⟨

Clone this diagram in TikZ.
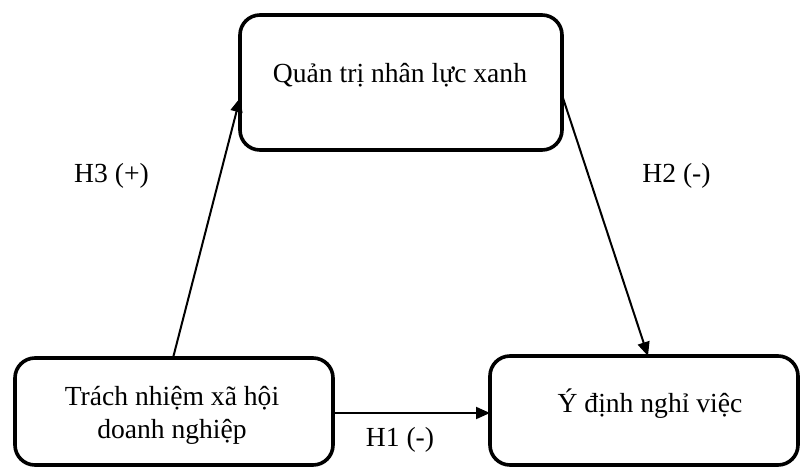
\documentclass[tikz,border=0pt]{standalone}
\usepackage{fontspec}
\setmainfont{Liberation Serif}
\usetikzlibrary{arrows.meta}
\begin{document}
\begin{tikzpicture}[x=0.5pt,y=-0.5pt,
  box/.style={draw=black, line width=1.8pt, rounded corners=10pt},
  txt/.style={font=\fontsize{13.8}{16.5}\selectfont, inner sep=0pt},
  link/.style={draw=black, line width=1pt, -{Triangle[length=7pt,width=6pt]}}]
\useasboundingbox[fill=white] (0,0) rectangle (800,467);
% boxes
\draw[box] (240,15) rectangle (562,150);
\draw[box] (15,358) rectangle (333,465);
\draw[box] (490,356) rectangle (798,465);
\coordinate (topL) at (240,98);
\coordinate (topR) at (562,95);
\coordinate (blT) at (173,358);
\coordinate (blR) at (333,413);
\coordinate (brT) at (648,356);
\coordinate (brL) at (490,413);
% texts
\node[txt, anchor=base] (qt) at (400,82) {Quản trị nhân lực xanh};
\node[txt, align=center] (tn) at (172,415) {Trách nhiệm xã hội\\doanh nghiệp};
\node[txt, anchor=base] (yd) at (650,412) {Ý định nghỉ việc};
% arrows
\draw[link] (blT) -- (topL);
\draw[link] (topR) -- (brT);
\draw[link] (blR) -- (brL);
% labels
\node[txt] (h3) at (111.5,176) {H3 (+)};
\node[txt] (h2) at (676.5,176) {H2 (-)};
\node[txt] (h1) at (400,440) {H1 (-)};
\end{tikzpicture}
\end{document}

⟩

_THE EXERCISE_. All the lines above are to be given again exactly as they read, with the pictures removed.

_OUTPUT FOR THIS TASK_.
Clone this diagram in TikZ.
\documentclass[tikz,border=0pt]{standalone}
\usepackage{fontspec}
\setmainfont{Liberation Serif}
\usetikzlibrary{arrows.meta}
\begin{document}
\begin{tikzpicture}[x=0.5pt,y=-0.5pt,
  box/.style={draw=black, line width=1.8pt, rounded corners=10pt},
  txt/.style={font=\fontsize{13.8}{16.5}\selectfont, inner sep=0pt},
  link/.style={draw=black, line width=1pt, -{Triangle[length=7pt,width=6pt]}}]
\useasboundingbox[fill=white] (0,0) rectangle (800,467);
% boxes
\draw[box] (240,15) rectangle (562,150);
\draw[box] (15,358) rectangle (333,465);
\draw[box] (490,356) rectangle (798,465);
\coordinate (topL) at (240,98);
\coordinate (topR) at (562,95);
\coordinate (blT) at (173,358);
\coordinate (blR) at (333,413);
\coordinate (brT) at (648,356);
\coordinate (brL) at (490,413);
% texts
\node[txt, anchor=base] (qt) at (400,82) {Quản trị nhân lực xanh};
\node[txt, align=center] (tn) at (172,415) {Trách nhiệm xã hội\\doanh nghiệp};
\node[txt, anchor=base] (yd) at (650,412) {Ý định nghỉ việc};
% arrows
\draw[link] (blT) -- (topL);
\draw[link] (topR) -- (brT);
\draw[link] (blR) -- (brL);
% labels
\node[txt] (h3) at (111.5,176) {H3 (+)};
\node[txt] (h2) at (676.5,176) {H2 (-)};
\node[txt] (h1) at (400,440) {H1 (-)};
\end{tikzpicture}
\end{document}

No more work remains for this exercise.